The Genetic Information Nondiscrimination Act (GINA) is a long-awaited piece of federal legislation prohibiting the use of genetic information in health insurance coverage decisions or employment. This legislation prohibits insurance companies from determining health insurance eligibility or premiums based on genetic test results or family history. In addition, GINA prohibits employers from using genetic information in decisions regarding employment, compensation, conditions or privileges of employment. For more information, see Hudson et al. New England Journal of Medicine 358: 2661-63, 2008.
In August 1996, HIPAA was signed into law, expressly stating that people who are covered by a group health insurance policy of 50 or more individuals by their employer may not be denied a similar policy due to genetic information or other pre-existing conditions when they change jobs. This law was a first step in providing federal protection against genetic status discrimination. However, it does not protect self-employed individuals or those working for small employers, so the more comprehensive GINA was later passed.

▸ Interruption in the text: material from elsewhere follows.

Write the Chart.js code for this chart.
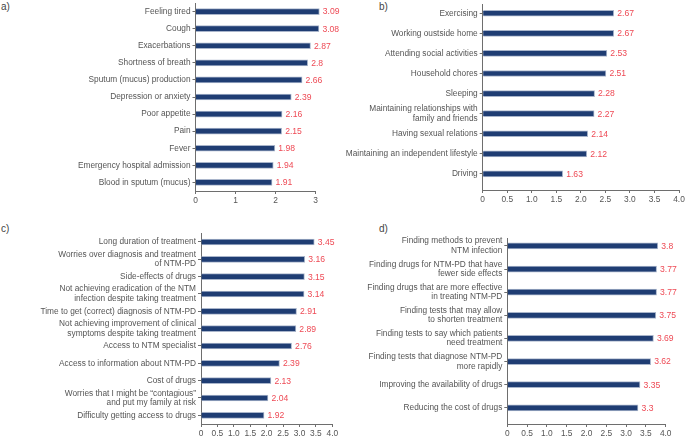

At the state level, California law prohibits prepaid health care plans, self-funded/self-insured employer/employee welfare benefit plans, nonprofit hospital service plans, and life and disability income insurance companies from discrimination based on genetic characteristics to persons unaffected by a genetic-related disorder. Genetic characteristics are defined as a family history of genetic disorders or gene alterations causing or increasing the risk of a disease or disorder.